Honey-boundness is not a really big problem at this season as bees are naturally backfilling their brood boxes in anticipation of winter. What would be a worrisome sign of swarm preps in May (nectar and pollen in the frames in brood area) is OK now. That's not to say that you can't force them to swarm away in late fall, but it isn't common.

What's your varroa mite status and what have you done in the last month or so to treat for them? Protection of wintering bees starting in August is probably the most crucial thing you can do for winter survival. But there is still time for some kinds of treatments.

What much do your hives weigh? How many boxes? How many frames of stores? How many drawn but empty frames are there? What is the recommended weight/size for hives in your area?
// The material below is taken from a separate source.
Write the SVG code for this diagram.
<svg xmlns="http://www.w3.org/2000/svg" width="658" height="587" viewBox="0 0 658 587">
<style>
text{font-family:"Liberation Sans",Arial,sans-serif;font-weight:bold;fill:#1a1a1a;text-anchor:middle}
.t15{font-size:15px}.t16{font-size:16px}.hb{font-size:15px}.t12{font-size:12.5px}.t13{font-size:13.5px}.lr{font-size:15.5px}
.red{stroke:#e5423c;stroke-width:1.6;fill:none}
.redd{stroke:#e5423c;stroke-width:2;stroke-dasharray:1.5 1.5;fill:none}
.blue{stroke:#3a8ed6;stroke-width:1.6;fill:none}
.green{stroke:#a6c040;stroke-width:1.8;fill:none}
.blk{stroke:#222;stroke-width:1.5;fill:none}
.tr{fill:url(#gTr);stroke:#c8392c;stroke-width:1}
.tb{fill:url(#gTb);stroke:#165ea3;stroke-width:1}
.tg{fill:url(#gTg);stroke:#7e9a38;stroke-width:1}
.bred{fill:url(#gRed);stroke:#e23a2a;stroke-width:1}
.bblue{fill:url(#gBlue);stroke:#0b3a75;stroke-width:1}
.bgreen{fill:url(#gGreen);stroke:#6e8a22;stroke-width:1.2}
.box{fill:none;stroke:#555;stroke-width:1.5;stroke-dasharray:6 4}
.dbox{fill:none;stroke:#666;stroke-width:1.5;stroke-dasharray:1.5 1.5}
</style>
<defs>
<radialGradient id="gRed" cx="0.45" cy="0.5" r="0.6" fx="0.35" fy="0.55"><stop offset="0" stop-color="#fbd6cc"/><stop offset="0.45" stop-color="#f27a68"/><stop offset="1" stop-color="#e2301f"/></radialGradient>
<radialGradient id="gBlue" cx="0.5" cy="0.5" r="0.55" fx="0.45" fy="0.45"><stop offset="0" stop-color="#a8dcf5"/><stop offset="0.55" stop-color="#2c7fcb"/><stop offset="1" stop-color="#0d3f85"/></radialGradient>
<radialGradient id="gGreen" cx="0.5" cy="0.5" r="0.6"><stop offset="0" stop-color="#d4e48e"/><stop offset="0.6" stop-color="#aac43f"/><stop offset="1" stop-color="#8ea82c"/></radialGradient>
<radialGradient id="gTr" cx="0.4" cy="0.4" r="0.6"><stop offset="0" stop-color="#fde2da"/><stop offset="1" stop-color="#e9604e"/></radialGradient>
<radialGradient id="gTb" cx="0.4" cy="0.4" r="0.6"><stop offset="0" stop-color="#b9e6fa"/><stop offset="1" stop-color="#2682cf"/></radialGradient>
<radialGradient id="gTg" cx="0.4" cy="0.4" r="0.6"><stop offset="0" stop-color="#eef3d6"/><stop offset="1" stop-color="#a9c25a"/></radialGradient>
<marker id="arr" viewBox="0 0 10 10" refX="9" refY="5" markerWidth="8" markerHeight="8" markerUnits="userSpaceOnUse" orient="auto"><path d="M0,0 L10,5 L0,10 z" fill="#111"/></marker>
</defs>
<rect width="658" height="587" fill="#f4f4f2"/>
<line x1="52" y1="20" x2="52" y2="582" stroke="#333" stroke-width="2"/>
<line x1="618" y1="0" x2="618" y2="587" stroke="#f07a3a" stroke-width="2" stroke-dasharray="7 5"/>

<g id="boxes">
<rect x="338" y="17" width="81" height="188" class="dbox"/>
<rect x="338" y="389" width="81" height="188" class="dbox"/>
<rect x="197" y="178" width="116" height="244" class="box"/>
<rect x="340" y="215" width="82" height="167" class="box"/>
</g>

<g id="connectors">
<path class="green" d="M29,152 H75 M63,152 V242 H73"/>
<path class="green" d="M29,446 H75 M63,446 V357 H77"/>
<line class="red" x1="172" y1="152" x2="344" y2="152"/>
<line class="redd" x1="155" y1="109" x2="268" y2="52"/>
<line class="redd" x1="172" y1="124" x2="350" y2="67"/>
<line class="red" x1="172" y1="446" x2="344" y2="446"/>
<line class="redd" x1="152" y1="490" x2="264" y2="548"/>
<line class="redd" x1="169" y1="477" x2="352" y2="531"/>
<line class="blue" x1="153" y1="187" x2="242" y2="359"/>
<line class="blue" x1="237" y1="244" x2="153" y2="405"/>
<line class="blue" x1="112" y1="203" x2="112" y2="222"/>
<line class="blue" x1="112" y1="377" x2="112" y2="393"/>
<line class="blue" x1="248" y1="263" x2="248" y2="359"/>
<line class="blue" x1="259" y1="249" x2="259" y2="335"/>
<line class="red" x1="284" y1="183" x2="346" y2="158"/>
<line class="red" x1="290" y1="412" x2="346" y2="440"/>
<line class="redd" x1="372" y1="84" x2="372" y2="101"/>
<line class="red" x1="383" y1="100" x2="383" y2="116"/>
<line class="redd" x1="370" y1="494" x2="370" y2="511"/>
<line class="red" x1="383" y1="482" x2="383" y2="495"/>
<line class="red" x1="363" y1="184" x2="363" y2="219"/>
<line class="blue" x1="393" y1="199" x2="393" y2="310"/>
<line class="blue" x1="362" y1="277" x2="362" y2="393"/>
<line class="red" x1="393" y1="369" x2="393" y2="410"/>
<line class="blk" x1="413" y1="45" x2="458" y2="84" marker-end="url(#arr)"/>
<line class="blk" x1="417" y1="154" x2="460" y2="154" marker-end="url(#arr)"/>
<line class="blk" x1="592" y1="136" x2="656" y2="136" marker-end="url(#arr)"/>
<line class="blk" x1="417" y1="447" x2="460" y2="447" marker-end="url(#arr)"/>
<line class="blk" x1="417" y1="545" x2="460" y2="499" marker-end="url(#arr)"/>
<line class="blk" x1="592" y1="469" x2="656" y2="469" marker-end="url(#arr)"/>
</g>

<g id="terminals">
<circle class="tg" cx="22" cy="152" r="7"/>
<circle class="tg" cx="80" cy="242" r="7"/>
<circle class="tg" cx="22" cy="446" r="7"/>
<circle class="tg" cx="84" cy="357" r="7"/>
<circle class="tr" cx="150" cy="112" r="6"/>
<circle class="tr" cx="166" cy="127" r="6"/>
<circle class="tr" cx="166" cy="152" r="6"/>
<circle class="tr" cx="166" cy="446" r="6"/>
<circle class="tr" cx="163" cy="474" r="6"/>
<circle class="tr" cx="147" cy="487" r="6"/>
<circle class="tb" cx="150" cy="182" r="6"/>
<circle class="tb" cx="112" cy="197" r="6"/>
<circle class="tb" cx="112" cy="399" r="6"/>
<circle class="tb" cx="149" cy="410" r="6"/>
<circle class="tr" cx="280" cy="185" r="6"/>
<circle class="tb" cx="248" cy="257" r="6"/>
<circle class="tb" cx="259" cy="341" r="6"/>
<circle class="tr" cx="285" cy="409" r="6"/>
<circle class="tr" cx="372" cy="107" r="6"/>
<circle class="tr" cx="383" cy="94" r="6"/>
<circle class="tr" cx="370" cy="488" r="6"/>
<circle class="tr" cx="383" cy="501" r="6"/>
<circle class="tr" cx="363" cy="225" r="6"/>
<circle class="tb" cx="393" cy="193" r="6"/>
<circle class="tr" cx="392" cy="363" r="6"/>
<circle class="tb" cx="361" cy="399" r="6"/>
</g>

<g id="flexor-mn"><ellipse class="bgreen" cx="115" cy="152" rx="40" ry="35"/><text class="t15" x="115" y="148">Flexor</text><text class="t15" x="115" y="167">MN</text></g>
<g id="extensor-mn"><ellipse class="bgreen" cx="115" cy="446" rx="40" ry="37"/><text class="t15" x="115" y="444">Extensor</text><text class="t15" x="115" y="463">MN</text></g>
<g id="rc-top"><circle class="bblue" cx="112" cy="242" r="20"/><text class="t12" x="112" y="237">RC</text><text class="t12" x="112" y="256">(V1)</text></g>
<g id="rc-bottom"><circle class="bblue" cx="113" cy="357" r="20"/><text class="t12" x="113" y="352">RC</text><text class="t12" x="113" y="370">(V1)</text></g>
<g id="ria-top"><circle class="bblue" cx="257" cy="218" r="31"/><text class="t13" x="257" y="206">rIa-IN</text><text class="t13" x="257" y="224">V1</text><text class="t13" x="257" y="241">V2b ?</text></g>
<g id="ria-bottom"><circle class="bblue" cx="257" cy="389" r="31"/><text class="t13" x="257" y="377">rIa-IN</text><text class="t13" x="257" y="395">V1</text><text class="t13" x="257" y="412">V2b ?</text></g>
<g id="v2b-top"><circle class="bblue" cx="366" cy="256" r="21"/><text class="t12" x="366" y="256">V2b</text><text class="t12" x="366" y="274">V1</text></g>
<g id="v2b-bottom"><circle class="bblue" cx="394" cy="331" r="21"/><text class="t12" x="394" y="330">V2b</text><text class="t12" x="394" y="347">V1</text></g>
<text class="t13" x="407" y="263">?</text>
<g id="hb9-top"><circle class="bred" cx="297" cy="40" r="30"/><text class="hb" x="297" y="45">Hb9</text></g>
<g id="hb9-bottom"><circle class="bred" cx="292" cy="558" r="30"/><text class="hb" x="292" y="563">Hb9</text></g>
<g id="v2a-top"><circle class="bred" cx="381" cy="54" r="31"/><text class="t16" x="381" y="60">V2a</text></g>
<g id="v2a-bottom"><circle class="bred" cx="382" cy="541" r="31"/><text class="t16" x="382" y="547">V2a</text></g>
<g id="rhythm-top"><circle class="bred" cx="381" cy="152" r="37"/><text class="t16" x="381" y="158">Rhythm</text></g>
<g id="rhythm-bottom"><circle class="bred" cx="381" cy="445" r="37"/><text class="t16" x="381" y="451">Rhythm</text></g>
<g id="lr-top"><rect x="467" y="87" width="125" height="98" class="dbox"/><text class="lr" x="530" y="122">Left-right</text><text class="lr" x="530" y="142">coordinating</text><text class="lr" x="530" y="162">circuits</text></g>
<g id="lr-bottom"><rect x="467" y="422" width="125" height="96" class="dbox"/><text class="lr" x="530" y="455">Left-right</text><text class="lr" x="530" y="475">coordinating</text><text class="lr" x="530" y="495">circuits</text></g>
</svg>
These are important questions to deal with now while you can still feed them 2:1 syrup.

Beyond that you should be reading about and exploring ways that people "winterize" their stacks using upper entrances, quilt boxes, insulation, wind blockers, wrapping, etc. There are lots of ways to do it and lots of info about how beekeepers in all climates do it, here on BS.

Scrape out any beetle larvae (to the trash, not on the ground where they will pupate and emerge as adults) Squash any adults you can (give them the "hive tool test" - all of the ones I test fail!) But unless you have frames that are all wormy and slimy, if your bees are are strong they will take care of the beetles up here in the north.

find your nearest bee club and join up to find expert local advice.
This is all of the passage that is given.